You can’t be all things to all people. But you can be one thing to lots of people. As businesses grow and expand they tend to lose focus. This creates opportunities for the smart small business person. My suggestions may seem heretical to some. But the evidence is overwhelming. Study the history of the US auto industry since World War II. It’s most instructive.
1. Limit Your Product Range
Whether you sell a product or service or a combination of both, stick with what you do well. When you dedicate virtually all your energy to doing one thing very, very well, it’s amazing how good you and your staff can become at it.
2. Have A Well Defined Target Market
Know exactly who you’re trying to sell to and what you’re trying to sell them. Direct all your marketing at your target market. Never spend so much as a cent marketing to anyone else. Sell to anyone who wants your product and is prepared to pay for it. Market only to your target market.
3. Tell Your People
Let everyone in your business know about your focus and your target market. Try to avoid bringing anyone into the business who has a different business philosophy. Build systems that reward staff when they create business success in your specialty in your target market.
4. Build a Reputation As A Specialist In A Narrow Product Range
Promote your business as a genuine expert in your special field. You’re devoting all your attention to it so you should become really good at it. When a prospect or client thinks of your product or service, they should think of your business first.
5. Don’t Try To Compete With The Big Guys
Large companies have resources that smaller businesses can only dream about. If you try to compete with them head on, they can put you out of business in no time flat …. and probably will. Look for what you can do because you’re small, focused and quick. Many big businesses are large, slow and unfocused. You can respond to client needs far more speedily and with much greater client satisfaction than a big business. Exploit your advantage.

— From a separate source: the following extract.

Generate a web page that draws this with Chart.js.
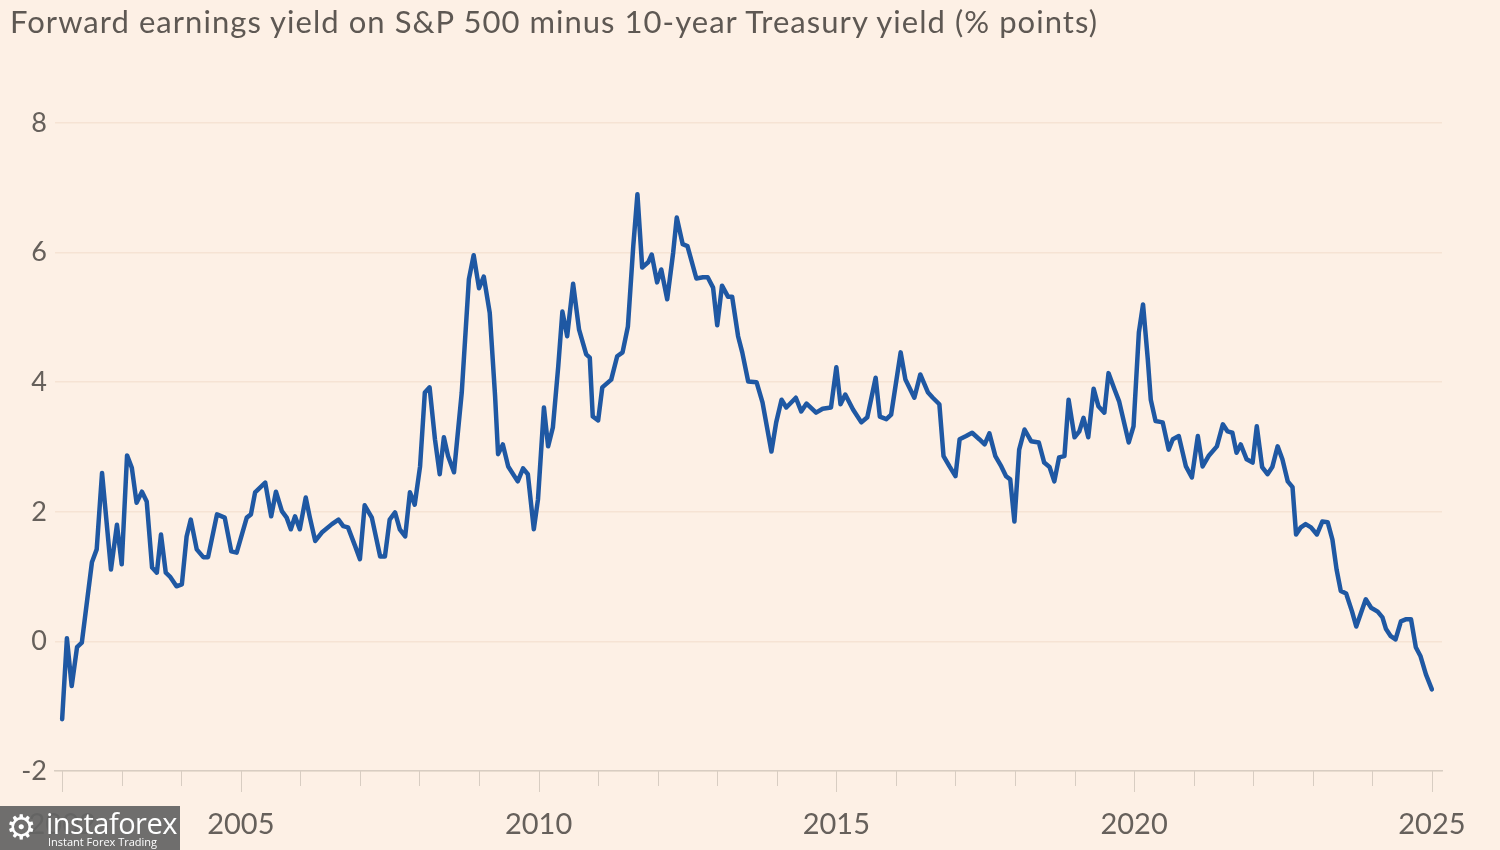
<!DOCTYPE html>
<html>
<head>
<meta charset="utf-8">
<script src="https://cdn.jsdelivr.net/npm/chart.js@4.4.1/dist/chart.umd.min.js"></script>
<style>
  html, body { margin: 0; padding: 0; background: #fdf0e5; }
  #wrap { position: relative; width: 1500px; height: 850px; overflow: hidden; background: #fdf0e5; }
  #title { position: absolute; left: 10px; top: 2px; font-family: Lato, "Noto Sans", sans-serif; font-size: 31px; color: #5e5853; white-space: nowrap; }
  canvas { position: absolute; left: 0; top: 0; }
  #wm { position: absolute; left: 0; top: 806px; width: 180px; height: 44px; background: rgba(100,100,100,0.93); color: #fff; font-family: "Open Sans", sans-serif; }
  #wm .ic { position: absolute; left: 6px; top: 2px; font-size: 34px; line-height: 38px; font-family: "DejaVu Sans", sans-serif; }
  #wm .nm { position: absolute; left: 46px; top: 0px; font-size: 29px; line-height: 34px; letter-spacing: -0.5px; }
  #wm .sb { position: absolute; left: 48px; top: 29px; font-size: 11px; line-height: 13px; }
</style>
</head>
<body>
<div id="wrap">
  <canvas id="c" width="1500" height="850"></canvas>
  <div id="title">Forward earnings yield on S&amp;P 500 minus 10-year Treasury yield (% points)</div>
  <div id="wm"><span class="ic">⚙</span><span class="nm">instaforex</span><span class="sb">Instant Forex Trading</span></div>
</div>
<script>
// Time (fractional years) and spread values (% points)
const dates = [
  2002.00,2002.08,2002.16,2002.25,2002.33,2002.50,2002.58,2002.67,2002.82,2002.92,
  2003.00,2003.09,2003.17,2003.25,2003.34,2003.42,2003.51,2003.59,2003.66,2003.74,2003.81,2003.92,
  2004.01,2004.09,2004.16,2004.26,2004.37,2004.45,2004.60,2004.73,2004.84,2004.93,
  2005.10,2005.17,2005.24,2005.41,2005.51,2005.59,2005.69,2005.77,2005.84,2005.91,2005.99,
  2006.09,2006.16,2006.25,2006.36,2006.53,2006.64,2006.72,2006.80,2006.92,
  2007.00,2007.08,2007.20,2007.34,2007.42,2007.50,2007.59,2007.67,2007.76,2007.84,2007.92,
  2008.01,2008.09,2008.17,2008.26,2008.34,2008.41,2008.48,2008.58,2008.71,2008.83,2008.91,
  2009.00,2009.08,2009.18,2009.27,2009.32,2009.40,2009.49,2009.65,2009.74,2009.82,2009.92,2009.99,
  2010.09,2010.16,2010.24,2010.33,2010.40,2010.48,2010.58,2010.68,2010.80,2010.86,2010.91,
  2011.00,2011.07,2011.22,2011.32,2011.41,2011.50,2011.59,2011.66,2011.74,2011.84,2011.90,2011.99,
  2012.06,2012.16,2012.26,2012.32,2012.42,2012.50,2012.65,2012.76,2012.84,2012.93,
  2013.00,2013.08,2013.18,2013.25,2013.35,2013.42,2013.52,2013.66,2013.76,2013.91,2013.99,
  2014.08,2014.16,2014.32,2014.41,2014.50,2014.66,2014.77,2014.91,
  2015.00,2015.07,2015.15,2015.28,2015.42,2015.52,2015.66,2015.73,2015.84,2015.92,
  2016.08,2016.16,2016.31,2016.41,2016.54,2016.62,2016.73,2016.80,2016.90,
  2017.00,2017.07,2017.18,2017.28,2017.40,2017.49,2017.57,2017.67,2017.77,2017.85,2017.92,2017.99,
  2018.07,2018.16,2018.27,2018.40,2018.49,2018.58,2018.66,2018.74,2018.83,2018.90,
  2019.00,2019.08,2019.15,2019.23,2019.32,2019.40,2019.50,2019.57,2019.67,2019.75,2019.91,2019.99,
  2020.08,2020.15,2020.23,2020.28,2020.36,2020.48,2020.58,2020.65,2020.75,2020.87,2020.97,
  2021.07,2021.15,2021.25,2021.39,2021.49,2021.57,2021.65,2021.72,2021.79,2021.89,2021.99,
  2022.06,2022.15,2022.24,2022.32,2022.41,2022.49,2022.58,2022.66,2022.72,2022.80,2022.88,2022.97,
  2023.07,2023.16,2023.25,2023.33,2023.40,2023.47,2023.56,2023.66,2023.73,2023.89,2023.98,
  2024.09,2024.17,2024.23,2024.31,2024.39,2024.48,2024.56,2024.65,2024.73,2024.81,2024.90,2025.00
];
const spread = [
  -1.20,0.05,-0.69,-0.09,-0.02,1.22,1.42,2.60,1.11,1.80,
  1.19,2.87,2.68,2.14,2.31,2.16,1.14,1.06,1.65,1.06,1.00,0.85,
  0.88,1.62,1.88,1.42,1.30,1.30,1.96,1.91,1.39,1.37,
  1.91,1.96,2.30,2.45,1.93,2.31,2.01,1.91,1.73,1.93,1.73,
  2.22,1.91,1.55,1.68,1.81,1.88,1.78,1.76,1.47,
  1.27,2.10,1.91,1.31,1.31,1.88,1.99,1.73,1.62,2.30,2.11,
  2.70,3.84,3.92,3.12,2.58,3.15,2.86,2.61,3.84,5.59,5.96,
  5.45,5.63,5.07,3.78,2.89,3.04,2.70,2.47,2.67,2.58,1.73,2.19,
  3.61,3.01,3.30,4.24,5.09,4.71,5.52,4.81,4.43,4.38,3.47,
  3.41,3.92,4.04,4.40,4.46,4.86,6.10,6.90,5.77,5.85,5.97,5.54,
  5.74,5.28,6.00,6.54,6.13,6.10,5.60,5.62,5.62,5.46,
  4.88,5.49,5.32,5.32,4.71,4.46,4.01,4.00,3.69,2.93,3.38,
  3.73,3.61,3.76,3.55,3.67,3.53,3.59,3.61,
  4.23,3.66,3.81,3.58,3.38,3.46,4.07,3.47,3.43,3.50,
  4.46,4.04,3.76,4.12,3.84,3.76,3.66,2.86,2.70,
  2.55,3.12,3.17,3.22,3.12,3.04,3.21,2.86,2.70,2.55,2.50,1.85,
  2.96,3.27,3.09,3.07,2.76,2.69,2.47,2.84,2.86,3.73,
  3.15,3.24,3.45,3.15,3.90,3.63,3.53,4.14,3.89,3.70,3.07,3.32,
  4.77,5.20,4.35,3.73,3.40,3.38,2.96,3.12,3.17,2.70,2.53,
  3.17,2.70,2.86,3.01,3.35,3.24,3.22,2.91,3.04,2.81,2.76,
  3.32,2.69,2.58,2.69,3.01,2.81,2.47,2.38,1.65,1.76,1.81,1.76,
  1.65,1.85,1.84,1.57,1.11,0.78,0.74,0.46,0.23,0.65,0.52,
  0.46,0.37,0.19,0.08,0.03,0.31,0.34,0.34,-0.09,-0.23,-0.51,-0.74
];
const tickYears = [2002,2003,2004,2005,2006,2007,2008,2009,2010,2011,2012,2013,2014,2015,2016,2017,2018,2019,2020,2021,2022,2023,2024,2025];
const labelYears = [2002,2005,2010,2015,2020,2025];
const yTicks = [-2,0,2,4,6,8];

// stretch title to the reference's width via letter-spacing
(function fitTitle() {
  const t = document.getElementById('title');
  const target = 1088;
  const w = t.getBoundingClientRect().width;
  const n = t.textContent.length;
  t.style.letterSpacing = ((target - w) / n).toFixed(2) + 'px';
})();

const points = dates.map((d, i) => ({ x: d, y: spread[i] }));

const yearTickMarks = {
  id: 'yearTickMarks',
  afterDraw(chart) {
    const xs = chart.scales.x;
    const ctx = chart.ctx;
    ctx.save();
    ctx.strokeStyle = '#d8cdc2';
    ctx.lineWidth = 1;
    tickYears.forEach(v => {
      const px = Math.round(xs.getPixelForValue(v)) + 0.5;
      const len = labelYears.includes(v) ? 21 : 15;
      ctx.beginPath();
      ctx.moveTo(px, xs.top);
      ctx.lineTo(px, xs.top + len);
      ctx.stroke();
    });
    ctx.restore();
  }
};

new Chart(document.getElementById('c'), {
  type: 'line',
  data: {
    datasets: [{
      data: points,
      borderColor: '#1f58a3',
      borderWidth: 4.5,
      pointRadius: 0,
      tension: 0,
      borderJoinStyle: 'round',
      borderCapStyle: 'round',
      fill: false
    }]
  },
  options: {
    responsive: false,
    animation: false,
    devicePixelRatio: 1,
    layout: { padding: { left: 0, top: 123, right: 58, bottom: 0 } },
    plugins: { legend: { display: false }, tooltip: { enabled: false } },
    scales: {
      x: {
        type: 'linear',
        min: 2001.88,
        max: 2025.17,
        afterFit(s) { s.height = 79; s.paddingLeft = 0; s.paddingRight = 0; },
        afterBuildTicks(s) { s.ticks = tickYears.map(v => ({ value: v })); },
        grid: { drawOnChartArea: false, drawTicks: false },
        border: { display: true, color: '#d8cdc2', width: 1.5 },
        ticks: {
          autoSkip: false,
          maxRotation: 0,
          padding: 36,
          color: '#66605b',
          font: { family: 'Lato, "Noto Sans", sans-serif', size: 29 },
          callback: v => labelYears.includes(v) ? String(v) : ''
        }
      },
      y: {
        min: -2,
        max: 8,
        afterFit(s) { s.width = 55; s.paddingTop = 0; s.paddingBottom = 0; },
        afterBuildTicks(s) { s.ticks = yTicks.map(v => ({ value: v })); },
        grid: { color: '#f6e3d4', lineWidth: 1.5, drawTicks: false },
        border: { display: false },
        ticks: {
          padding: 8,
          color: '#66605b',
          font: { family: 'Lato, "Noto Sans", sans-serif', size: 27 },
          callback: v => String(v)
        }
      }
    }
  },
  plugins: [yearTickMarks]
});
</script>
</body>
</html>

6. Do What You Do Best: Buy In Everything Else
This statement isn’t original. But it’s so true. Concentrate on getting better and better and what you already do well. Then go outside and buy the best advice and expertise you can afford to help you do it. If you grow the best pumpkins in your district, find the best transport company and pay them to deliver them to market as befits the quality of your special pumpkins. You grow them. They move them.
7. “Fadgrabbing” Is Out
Some small-medium business managers grab every fad that floats by. They never think about its relevance and usefulness to them. These people lose whatever focus they may have had as they chase the latest fashion. This confuses customers, prospects and staff especially. Fadgrabbing is frequently fatal. And it’s very common on the web.
The big guys know about focus. Not all of them observe it. Lack of focus sometimes bring them down. But they can usually cushion the blow because they’re big and resilient. Small-medium businesses don’t have that cushion. Lack of focus in a small-medium business is frequently terminal, although the ultimate demise may be slow and painful.